─── INFORMATION SHOWN ───

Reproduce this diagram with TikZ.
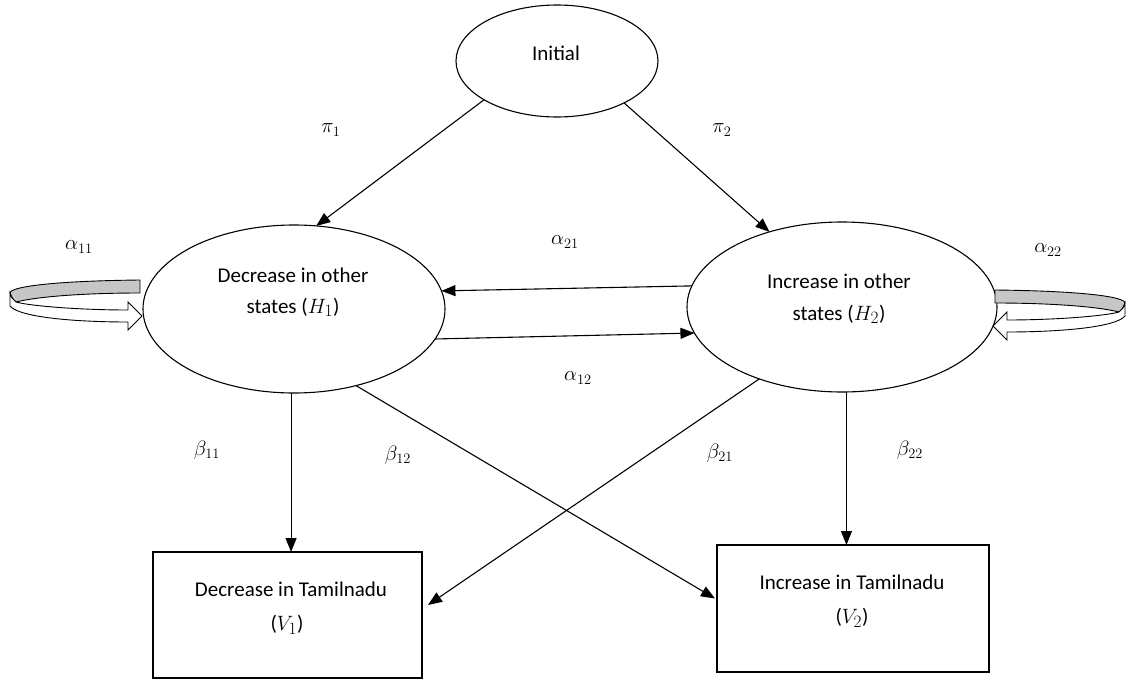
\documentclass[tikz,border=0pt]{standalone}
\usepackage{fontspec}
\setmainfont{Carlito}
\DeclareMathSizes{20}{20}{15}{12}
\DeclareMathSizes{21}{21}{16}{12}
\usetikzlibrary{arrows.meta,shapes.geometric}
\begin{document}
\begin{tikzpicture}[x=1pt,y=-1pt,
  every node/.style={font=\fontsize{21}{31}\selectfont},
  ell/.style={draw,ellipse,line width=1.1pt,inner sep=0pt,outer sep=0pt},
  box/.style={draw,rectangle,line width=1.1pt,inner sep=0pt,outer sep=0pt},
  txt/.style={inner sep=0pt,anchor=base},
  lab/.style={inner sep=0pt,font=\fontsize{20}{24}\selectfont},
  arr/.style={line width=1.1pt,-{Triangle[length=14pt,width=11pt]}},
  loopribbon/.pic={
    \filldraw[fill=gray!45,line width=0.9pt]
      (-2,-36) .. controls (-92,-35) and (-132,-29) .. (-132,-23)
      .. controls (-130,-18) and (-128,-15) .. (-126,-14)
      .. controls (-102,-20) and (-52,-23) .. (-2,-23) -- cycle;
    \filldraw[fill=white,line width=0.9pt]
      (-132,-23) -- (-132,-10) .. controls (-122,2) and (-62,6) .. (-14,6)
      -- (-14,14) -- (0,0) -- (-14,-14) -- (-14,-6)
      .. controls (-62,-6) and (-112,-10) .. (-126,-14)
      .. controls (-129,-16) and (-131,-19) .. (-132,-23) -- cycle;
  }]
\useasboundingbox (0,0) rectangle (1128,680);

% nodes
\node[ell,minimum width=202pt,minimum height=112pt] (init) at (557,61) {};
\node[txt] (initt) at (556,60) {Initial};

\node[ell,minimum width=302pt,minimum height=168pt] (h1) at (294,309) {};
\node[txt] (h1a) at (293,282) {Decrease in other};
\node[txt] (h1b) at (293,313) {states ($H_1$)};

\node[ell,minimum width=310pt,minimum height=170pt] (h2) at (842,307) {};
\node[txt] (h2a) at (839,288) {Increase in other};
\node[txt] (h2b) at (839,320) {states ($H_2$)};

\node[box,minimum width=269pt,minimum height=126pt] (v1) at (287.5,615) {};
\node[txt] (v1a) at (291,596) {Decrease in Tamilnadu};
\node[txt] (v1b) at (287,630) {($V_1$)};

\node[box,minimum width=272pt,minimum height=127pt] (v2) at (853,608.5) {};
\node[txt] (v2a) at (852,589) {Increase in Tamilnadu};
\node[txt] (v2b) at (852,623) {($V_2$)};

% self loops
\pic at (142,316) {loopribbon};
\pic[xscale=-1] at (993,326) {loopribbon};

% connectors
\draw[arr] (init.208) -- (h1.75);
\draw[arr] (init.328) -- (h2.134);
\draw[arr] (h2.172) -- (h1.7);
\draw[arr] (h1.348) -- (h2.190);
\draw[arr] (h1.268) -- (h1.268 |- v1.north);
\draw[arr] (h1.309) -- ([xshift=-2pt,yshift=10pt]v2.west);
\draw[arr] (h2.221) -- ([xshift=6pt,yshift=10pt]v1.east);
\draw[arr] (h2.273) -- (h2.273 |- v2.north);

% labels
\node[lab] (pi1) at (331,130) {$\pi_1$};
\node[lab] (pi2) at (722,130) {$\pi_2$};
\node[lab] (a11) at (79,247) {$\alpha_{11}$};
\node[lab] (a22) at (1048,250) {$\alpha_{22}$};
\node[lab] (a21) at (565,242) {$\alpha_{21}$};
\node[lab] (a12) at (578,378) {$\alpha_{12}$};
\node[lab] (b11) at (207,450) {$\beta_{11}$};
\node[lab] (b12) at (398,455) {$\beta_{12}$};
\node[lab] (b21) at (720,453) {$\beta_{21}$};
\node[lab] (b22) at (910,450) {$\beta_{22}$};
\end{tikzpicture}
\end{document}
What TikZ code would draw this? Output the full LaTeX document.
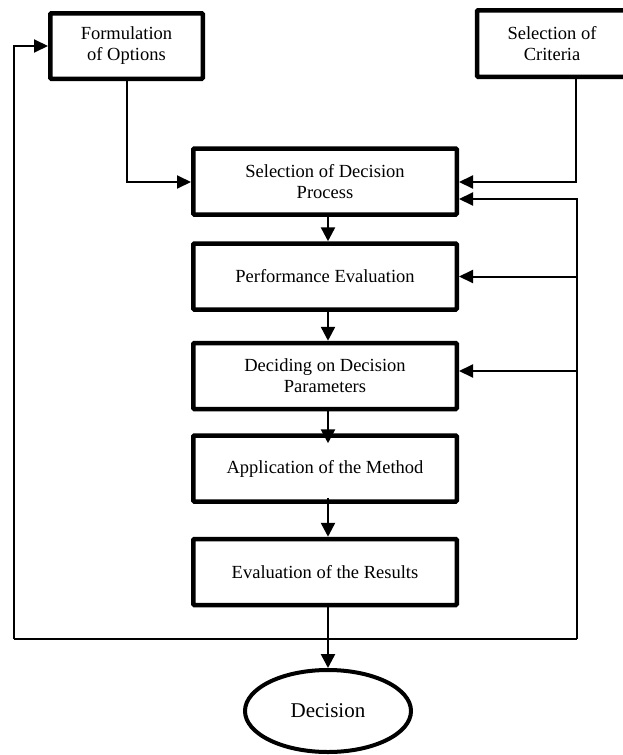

───

# REQUIREMENT
Copy each line of the records above that carries the word "this".

# EXERCISE SOLUTION
Reproduce this diagram with TikZ.
What TikZ code would draw this? Output the full LaTeX document.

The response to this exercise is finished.